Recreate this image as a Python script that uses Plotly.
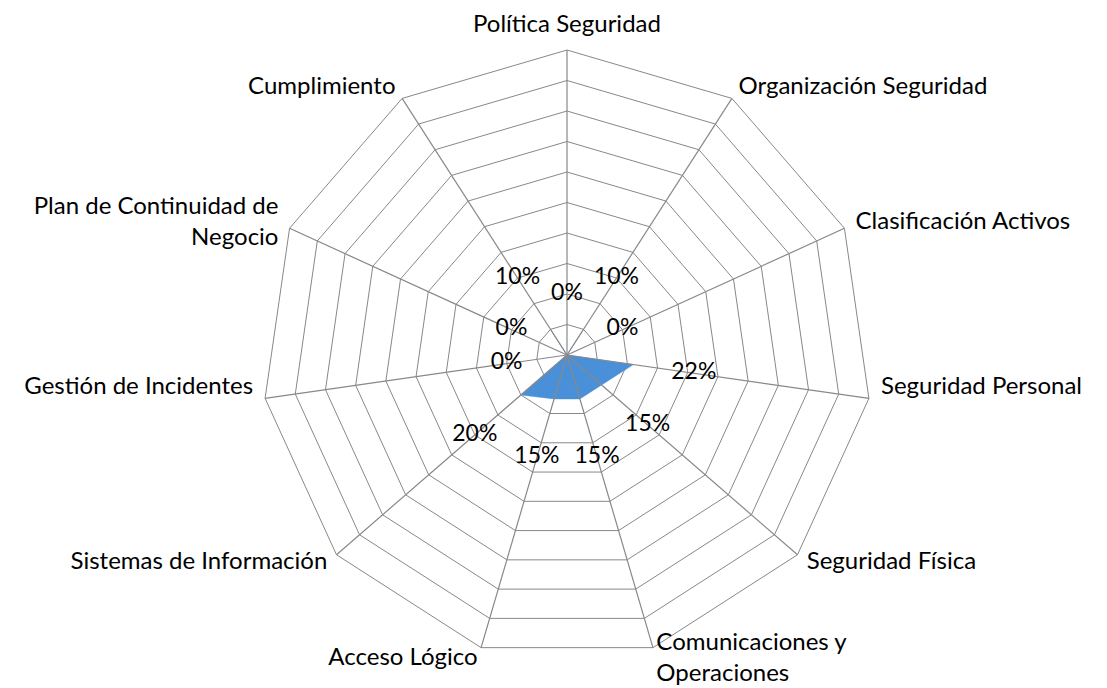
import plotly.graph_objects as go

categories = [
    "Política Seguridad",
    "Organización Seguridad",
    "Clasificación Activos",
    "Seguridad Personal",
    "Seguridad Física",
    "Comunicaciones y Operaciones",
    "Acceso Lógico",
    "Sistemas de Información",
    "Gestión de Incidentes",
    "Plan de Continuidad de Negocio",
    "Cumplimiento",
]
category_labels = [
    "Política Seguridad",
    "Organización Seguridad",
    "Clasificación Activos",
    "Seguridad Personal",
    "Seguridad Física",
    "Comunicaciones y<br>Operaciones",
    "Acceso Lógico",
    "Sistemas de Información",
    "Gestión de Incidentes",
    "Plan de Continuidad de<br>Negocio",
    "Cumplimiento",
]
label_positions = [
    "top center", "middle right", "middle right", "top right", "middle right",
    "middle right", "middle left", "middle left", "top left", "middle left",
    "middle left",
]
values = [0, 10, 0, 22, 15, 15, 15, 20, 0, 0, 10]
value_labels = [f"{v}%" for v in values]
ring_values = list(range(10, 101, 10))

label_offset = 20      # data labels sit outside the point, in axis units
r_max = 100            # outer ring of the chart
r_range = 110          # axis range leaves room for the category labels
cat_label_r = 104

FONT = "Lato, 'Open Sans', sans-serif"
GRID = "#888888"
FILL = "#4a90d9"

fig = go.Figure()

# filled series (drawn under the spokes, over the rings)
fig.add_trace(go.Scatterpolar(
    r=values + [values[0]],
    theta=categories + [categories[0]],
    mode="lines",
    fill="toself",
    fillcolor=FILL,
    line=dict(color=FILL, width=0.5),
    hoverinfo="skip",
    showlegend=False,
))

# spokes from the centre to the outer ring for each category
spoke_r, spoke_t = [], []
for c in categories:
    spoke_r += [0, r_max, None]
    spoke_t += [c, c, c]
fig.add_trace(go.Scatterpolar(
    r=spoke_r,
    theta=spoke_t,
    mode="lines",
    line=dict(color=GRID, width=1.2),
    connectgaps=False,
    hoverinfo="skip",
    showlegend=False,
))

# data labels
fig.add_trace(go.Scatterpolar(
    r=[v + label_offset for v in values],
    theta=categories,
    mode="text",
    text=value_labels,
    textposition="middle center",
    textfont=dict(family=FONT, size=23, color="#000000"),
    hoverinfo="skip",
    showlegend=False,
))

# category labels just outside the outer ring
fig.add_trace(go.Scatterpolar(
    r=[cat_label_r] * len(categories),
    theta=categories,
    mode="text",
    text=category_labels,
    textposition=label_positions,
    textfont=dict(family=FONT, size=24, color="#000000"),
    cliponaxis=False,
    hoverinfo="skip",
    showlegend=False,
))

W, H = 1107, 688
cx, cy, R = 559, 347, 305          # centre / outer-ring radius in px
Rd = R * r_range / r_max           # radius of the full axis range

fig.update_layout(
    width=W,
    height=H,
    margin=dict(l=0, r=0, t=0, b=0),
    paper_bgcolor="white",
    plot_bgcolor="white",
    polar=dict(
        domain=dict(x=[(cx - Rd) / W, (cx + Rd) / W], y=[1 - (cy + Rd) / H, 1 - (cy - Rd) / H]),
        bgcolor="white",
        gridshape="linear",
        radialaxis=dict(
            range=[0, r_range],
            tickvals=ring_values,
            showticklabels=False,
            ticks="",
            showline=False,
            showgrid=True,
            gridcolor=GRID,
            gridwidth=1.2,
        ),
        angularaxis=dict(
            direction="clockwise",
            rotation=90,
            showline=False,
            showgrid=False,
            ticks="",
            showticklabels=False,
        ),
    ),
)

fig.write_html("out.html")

STATED PROBLEM:
Repeat only what lies between the start of the data and the end of the line containing "ring_values = list(range(10, 101, 10))", exactly, with pictures left out.

FULL SOLUTION:
Recreate this image as a Python script that uses Plotly.
import plotly.graph_objects as go

categories = [
    "Política Seguridad",
    "Organización Seguridad",
    "Clasificación Activos",
    "Seguridad Personal",
    "Seguridad Física",
    "Comunicaciones y Operaciones",
    "Acceso Lógico",
    "Sistemas de Información",
    "Gestión de Incidentes",
    "Plan de Continuidad de Negocio",
    "Cumplimiento",
]
category_labels = [
    "Política Seguridad",
    "Organización Seguridad",
    "Clasificación Activos",
    "Seguridad Personal",
    "Seguridad Física",
    "Comunicaciones y<br>Operaciones",
    "Acceso Lógico",
    "Sistemas de Información",
    "Gestión de Incidentes",
    "Plan de Continuidad de<br>Negocio",
    "Cumplimiento",
]
label_positions = [
    "top center", "middle right", "middle right", "top right", "middle right",
    "middle right", "middle left", "middle left", "top left", "middle left",
    "middle left",
]
values = [0, 10, 0, 22, 15, 15, 15, 20, 0, 0, 10]
value_labels = [f"{v}%" for v in values]
ring_values = list(range(10, 101, 10))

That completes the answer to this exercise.